— Begin —

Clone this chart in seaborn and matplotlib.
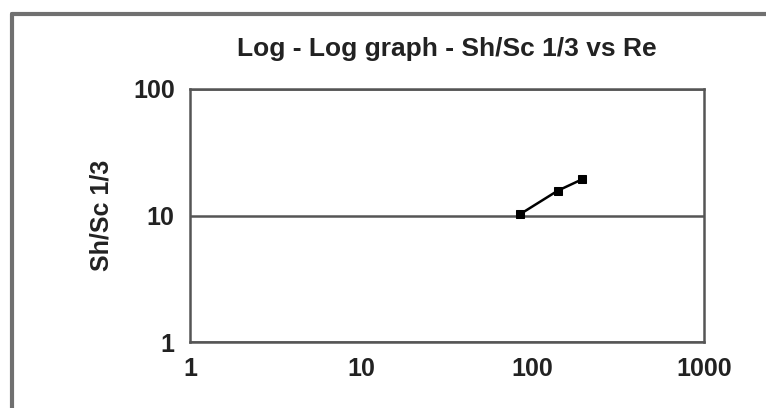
import matplotlib
matplotlib.use("Agg")
import matplotlib.pyplot as plt
from matplotlib.lines import Line2D
from matplotlib.ticker import FixedLocator, NullLocator, FuncFormatter
import seaborn as sns

# values
re_values = [84, 140, 194]
sh_sc_values = [10.2, 15.7, 19.3]
x_ticks = [1, 10, 100, 1000]
y_ticks = [1, 10, 100]

sns.set_style("white")
plt.rcParams['font.family'] = ['Liberation Sans', 'DejaVu Sans']
plt.rcParams['font.weight'] = 'bold'

fig = plt.figure(figsize=(7.66, 4.08), dpi=100)
ax = fig.add_axes([190 / 766, 1 - 342 / 408, (704 - 190) / 766, (342 - 89) / 408])

sns.lineplot(x=re_values, y=sh_sc_values, color='black', linewidth=1.8,
             marker='s', markersize=6, markeredgecolor='black', ax=ax)

ax.set_xscale('log')
ax.set_yscale('log')
ax.set_xlim(1, 1000)
ax.set_ylim(1, 100)

ax.xaxis.set_major_locator(FixedLocator(x_ticks))
ax.yaxis.set_major_locator(FixedLocator(y_ticks))
ax.xaxis.set_minor_locator(NullLocator())
ax.yaxis.set_minor_locator(NullLocator())
fmt = FuncFormatter(lambda v, p: f"{v:g}")
ax.xaxis.set_major_formatter(fmt)
ax.yaxis.set_major_formatter(fmt)

axis_col = '#555555'
text_col = '#222222'
for s in ax.spines.values():
    s.set_color(axis_col)
    s.set_linewidth(1.8)
ax.yaxis.grid(True, color=axis_col, linewidth=1.8)
ax.xaxis.grid(False)
ax.tick_params(axis='both', direction='out', length=6, width=1.8, color=axis_col,
               labelsize=18, labelcolor=text_col, pad=5)

ax.set_ylabel('Sh/Sc 1/3', fontsize=18, fontweight='bold', color=text_col, labelpad=14)
ax.set_title('Log - Log graph - Sh/Sc 1/3 vs Re', fontsize=19, fontweight='bold',
             color=text_col, pad=24)

# grey chart border (top and left visible)
border_col = '#707070'
fig.add_artist(Line2D([12 / 766, 12 / 766], [0, 1 - 14 / 408], color=border_col,
                      linewidth=3, transform=fig.transFigure))
fig.add_artist(Line2D([12 / 766, 1], [1 - 14 / 408, 1 - 14 / 408], color=border_col,
                      linewidth=3, transform=fig.transFigure))

fig.savefig('out.png', dpi=100)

— End —

Directions: Reproduce the whole listing exactly, but not the images in it.

Exercise solution:
Clone this chart in seaborn and matplotlib.
import matplotlib
matplotlib.use("Agg")
import matplotlib.pyplot as plt
from matplotlib.lines import Line2D
from matplotlib.ticker import FixedLocator, NullLocator, FuncFormatter
import seaborn as sns

# values
re_values = [84, 140, 194]
sh_sc_values = [10.2, 15.7, 19.3]
x_ticks = [1, 10, 100, 1000]
y_ticks = [1, 10, 100]

sns.set_style("white")
plt.rcParams['font.family'] = ['Liberation Sans', 'DejaVu Sans']
plt.rcParams['font.weight'] = 'bold'

fig = plt.figure(figsize=(7.66, 4.08), dpi=100)
ax = fig.add_axes([190 / 766, 1 - 342 / 408, (704 - 190) / 766, (342 - 89) / 408])

sns.lineplot(x=re_values, y=sh_sc_values, color='black', linewidth=1.8,
             marker='s', markersize=6, markeredgecolor='black', ax=ax)

ax.set_xscale('log')
ax.set_yscale('log')
ax.set_xlim(1, 1000)
ax.set_ylim(1, 100)

ax.xaxis.set_major_locator(FixedLocator(x_ticks))
ax.yaxis.set_major_locator(FixedLocator(y_ticks))
ax.xaxis.set_minor_locator(NullLocator())
ax.yaxis.set_minor_locator(NullLocator())
fmt = FuncFormatter(lambda v, p: f"{v:g}")
ax.xaxis.set_major_formatter(fmt)
ax.yaxis.set_major_formatter(fmt)

axis_col = '#555555'
text_col = '#222222'
for s in ax.spines.values():
    s.set_color(axis_col)
    s.set_linewidth(1.8)
ax.yaxis.grid(True, color=axis_col, linewidth=1.8)
ax.xaxis.grid(False)
ax.tick_params(axis='both', direction='out', length=6, width=1.8, color=axis_col,
               labelsize=18, labelcolor=text_col, pad=5)

ax.set_ylabel('Sh/Sc 1/3', fontsize=18, fontweight='bold', color=text_col, labelpad=14)
ax.set_title('Log - Log graph - Sh/Sc 1/3 vs Re', fontsize=19, fontweight='bold',
             color=text_col, pad=24)

# grey chart border (top and left visible)
border_col = '#707070'
fig.add_artist(Line2D([12 / 766, 12 / 766], [0, 1 - 14 / 408], color=border_col,
                      linewidth=3, transform=fig.transFigure))
fig.add_artist(Line2D([12 / 766, 1], [1 - 14 / 408, 1 - 14 / 408], color=border_col,
                      linewidth=3, transform=fig.transFigure))

fig.savefig('out.png', dpi=100)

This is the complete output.